Both companies went through a lengthy application process to receive NYC Seed funding. Mr. O’Donnell said presenting his company before NYC Seed’s investment board, including Mr. Davis, made his company better.
“I think what Owen brings to the table is he is a really, really focused on metrics, the business plan the revenue plan. You might have somebody who knows you really well, as a character, but really doesn’t know how to ask you the tough questions about your businesses. He’s extremely thorough, and kind of kicked ourselves in gear, to make us plan for things and look ahead.”
Mr. Davis told The Observer in October that certain ideas intrigue him based on Internet market trends.
“A very interesting area is perishable information,” he said. “How do you start organizing it and mining it?” For example, new micro-blogging sites like Twitter offer small bursts of information from all kinds of experts. “If someone is able to capture that information and organize it, it can be much more valuable,” he said. “Like, live video.

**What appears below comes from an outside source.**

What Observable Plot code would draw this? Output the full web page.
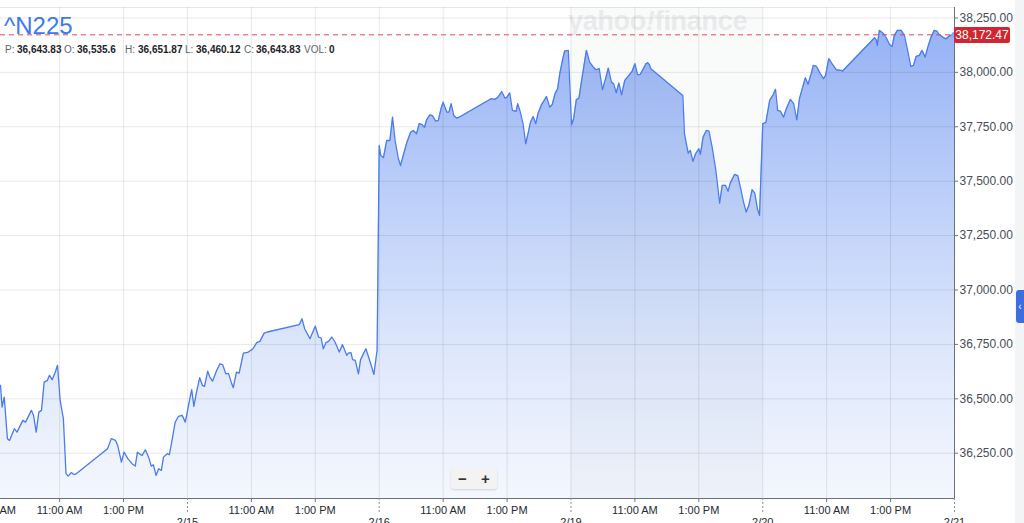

That’s valuable, but it can just go away and disappear if someone doesn’t find a way to organize it.”
So which other ideas seem interesting (and profitable)? Location-based, mobile content, like applications for iPhones and BlackBerrys, and social media and trend-tracking for advertisers, marketing companies and brands interest Mr. Davis. So does new, Web-based software for old-school industries—for instance, new methods for doctors and dentist offices to organize appointments and billing.
Mr. Davis told The Observer that NYC Seed will announce investments in more companies in the next 30 days.